Papa Boss est mort avant que le premier projet ne soit réalisé. Mais ses petits-enfants ont tenu promesse. Ils ont organisé cette année leur première campagne de financement par courriel. Ils ont obtenu un parrainage fiscal de la Fondation Les Artisans de la paix internationale. Avec les 10 363$ amassés, ils ont fait des miracles. Ils peuvent vous dire avec exactitude comment chaque dollar a été dépensé. «Même quand les gens partaient à dos de motocyclette pour acheter des aliments au marché, on exigeait un reçu!» raconte Margaret.

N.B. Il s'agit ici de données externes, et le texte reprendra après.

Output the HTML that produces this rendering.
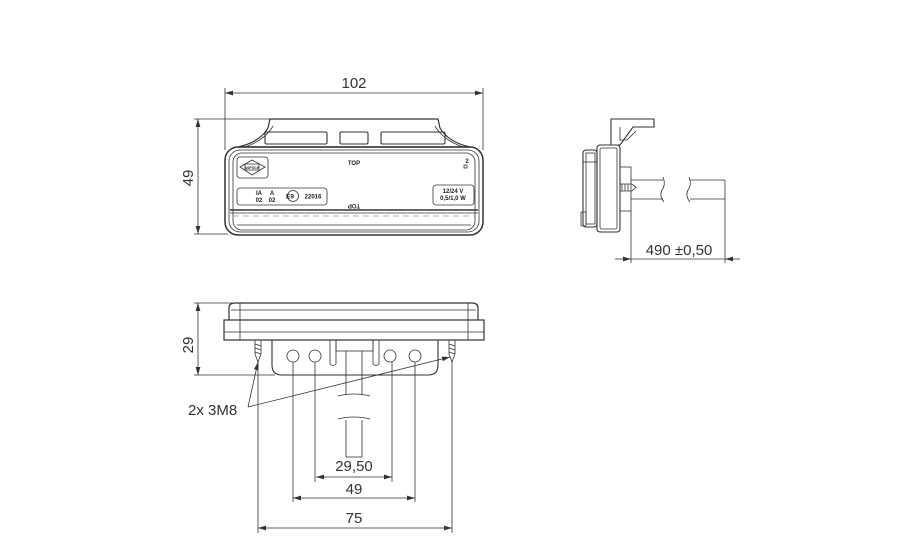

Pour favoriser l'économie locale, des animateurs, des cuisiniers et des musiciens ont été embauchés sur place. Le camp a pu accueillir quelque 200 jeunes de 5 à 19 ans. Un beau matin, une quarantaine d'enfants d'un autre village se sont pointés. Ils avaient entendu la bonne nouvelle. Ils avaient marché trois heures pour pouvoir participer au camp. Il n'était pas question de leur dire non. On leur a réservé deux salles de dortoir. «Allez, venez...»

La plupart n'étaient jamais sortis de leur village. Ils ont été fascinés par des livres sur les enfants du monde qu'on leur a apportés. À Damassin, il n'y a ni radio, ni télé, ni journal. «À la fin du camp, on cherchait du papier journal pour faire une pinata. On n'en a pas trouvé», raconte Richard.

La plupart n'avaient jamais vu de la peinture. Plusieurs n'avaient jamais dessiné. On leur a mis entre les mains des pinceaux, des crayons et trois caméras numériques. On leur a demandé de s'exprimer, de raconter, de créer. Un exercice inhabituel. Ils sont dans une société où les notables de 50 ou 60 ans en costard cravate sont ceux qu'on écoute. Eux ne sont jamais écoutés», dit Margaret.

Pour une fois, on les a écoutés. On a secoué leur solitude. Ça a donné des résultats magnifiques. Des toutes petites choses qui changent tout. Et l'envie de recommencer en 2013.

Ce contact avec les gens de la diaspora, nous, ça nous amène ailleurs. Eux, ça les amène ailleurs», résume Margaret. Deux solitudes qui se retrouvent dans un ailleurs solidaire qui rendrait bien fier Papa Boss.